Straw Horse: An Enterprise Social Media Platform Feature List
We did an internal exercise recently that produced a list of the advanced features we think are crucial for a successful enterprise social media platform. The idea is that functionality for user participation across every owned venue should draw upon a central system, enabling a multifaceted approach to CRM, data analysis, reporting—and ultimately leveraging distributed corporate efforts to generate enterprise business intelligence.
I’ll share the results of that exercise here, with the caveat that this is undoubtedly a partial list only. Your comments and suggestions are welcome, of course!
I helped think through this some of this stuff, but the bulk of the credit (including for the writing) goes to my ZAAZ colleague Ariel van Spronsen. We also had input from another longtime friend and colleague of mine, Gary Carlson, an expert on enterprise metadata management. Enjoy:
Reputation (authority systems)
When properly implemented, reputation systems are excellent for creating trust and motivating users to participate at greater and greater levels of engagement. When implemented poorly, High volume of participation or seniority are rewarded—the key to getting reputation right is to focus on the quality of the contribution, not the amount of it.

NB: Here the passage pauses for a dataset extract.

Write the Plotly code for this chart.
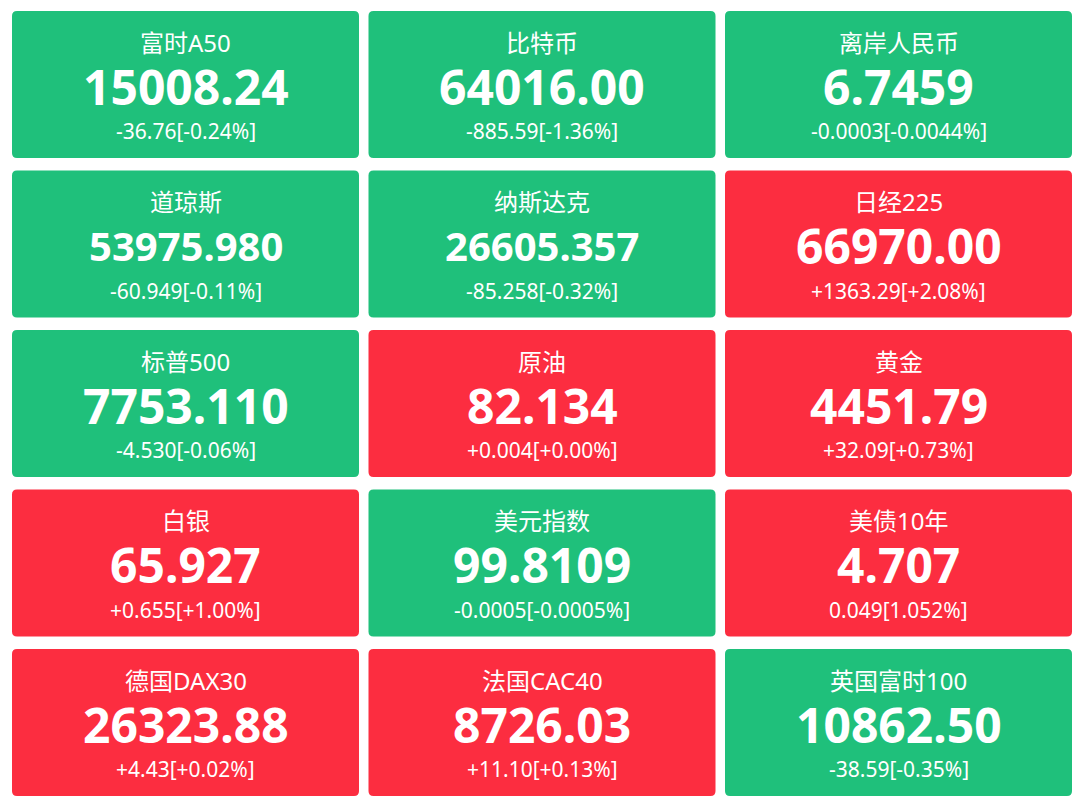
import plotly.graph_objects as go

# Market tiles, read row by row (3 per row)
names   = ["富时A50", "比特币", "离岸人民币",
           "道琼斯", "纳斯达克", "日经225",
           "标普500", "原油", "黄金",
           "白银", "美元指数", "美债10年",
           "德国DAX30", "法国CAC40", "英国富时100"]
prices  = ["15008.24", "64016.00", "6.7459",
           "53975.980", "26605.357", "66970.00",
           "7753.110", "82.134", "4451.79",
           "65.927", "99.8109", "4.707",
           "26323.88", "8726.03", "10862.50"]
changes = ["-36.76", "-885.59", "-0.0003",
           "-60.949", "-85.258", "+1363.29",
           "-4.530", "+0.004", "+32.09",
           "+0.655", "-0.0005", "0.049",
           "+4.43", "+11.10", "-38.59"]
pcts    = ["-0.24%", "-1.36%", "-0.0044%",
           "-0.11%", "-0.32%", "+2.08%",
           "-0.06%", "+0.00%", "+0.73%",
           "+1.00%", "-0.0005%", "1.052%",
           "+0.02%", "+0.13%", "-0.35%"]

UP   = "#fc2d40"
DOWN = "#1fc07b"
FONT = "Noto Sans, Noto Sans CJK SC, sans-serif"

W, H     = 1080, 805
n_cols   = 3
left, top = 12, 11
step_x, step_y = 356.5, 159.5
tile_w, tile_h = 347, 147
r = 5  # corner radius


def rounded_rect(x0, y0, x1, y1, r):
    return (f"M{x0 + r},{y0} L{x1 - r},{y0} Q{x1},{y0} {x1},{y0 + r} "
            f"L{x1},{y1 - r} Q{x1},{y1} {x1 - r},{y1} "
            f"L{x0 + r},{y1} Q{x0},{y1} {x0},{y1 - r} "
            f"L{x0},{y0 + r} Q{x0},{y0} {x0 + r},{y0} Z")


fig = go.Figure()
shapes, annotations = [], []

for i, name in enumerate(names):
    row, col = divmod(i, n_cols)
    x0 = left + col * step_x
    y0 = top + row * step_y
    xc = x0 + tile_w / 2
    color = DOWN if changes[i].startswith("-") else UP
    # long prices get shrunk so they fit the tile
    price_size = 48 if len(prices[i]) <= 8 else 40

    shapes.append(dict(
        type      = "path",
        path      = rounded_rect(x0, y0, x0 + tile_w, y0 + tile_h, r),
        fillcolor = color,
        line      = dict(width=0),
        layer     = "below",
    ))
    annotations += [
        dict(x=xc, y=y0 + 31, text=name,
             font=dict(family=FONT, size=24, color="white")),
        dict(x=xc, y=y0 + 75, text=prices[i],
             font=dict(family=FONT, size=price_size, color="white", weight="bold")),
        dict(x=xc, y=y0 + 120, text=f"{changes[i]}[{pcts[i]}]",
             font=dict(family=FONT, size=21, color="white")),
    ]

for a in annotations:
    a.update(xref="x", yref="y", showarrow=False, xanchor="center", yanchor="middle")

fig.update_layout(
    width         = W,
    height        = H,
    margin        = dict(l=0, r=0, t=0, b=0),
    paper_bgcolor = "white",
    plot_bgcolor  = "white",
    xaxis         = dict(range=[0, W], visible=False, fixedrange=True),
    yaxis         = dict(range=[H, 0], visible=False, fixedrange=True),
    shapes        = shapes,
    annotations   = annotations,
    showlegend    = False,
)

fig.write_html("out.html", config={"displayModeBar": False},
               post_script="document.body.style.margin='0';")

In implementations where credibility matters, reputation is critical. See this great presentation from Bryce Glass of Yahoo for more detail.
User management
The platform provides the opportunity for centralized management of user data and permissions, including authentication, account management, personalization, segmentation, and behavioral targeting.
User data can provide the connective link among multiple social networking implementations (personal, business group). Content owned by a user can be shared among these via permissions or syndication.
Identity services
A unified data repository means an individual user can centrally manage her public-facing identity, and also create a more robust data picture for the business .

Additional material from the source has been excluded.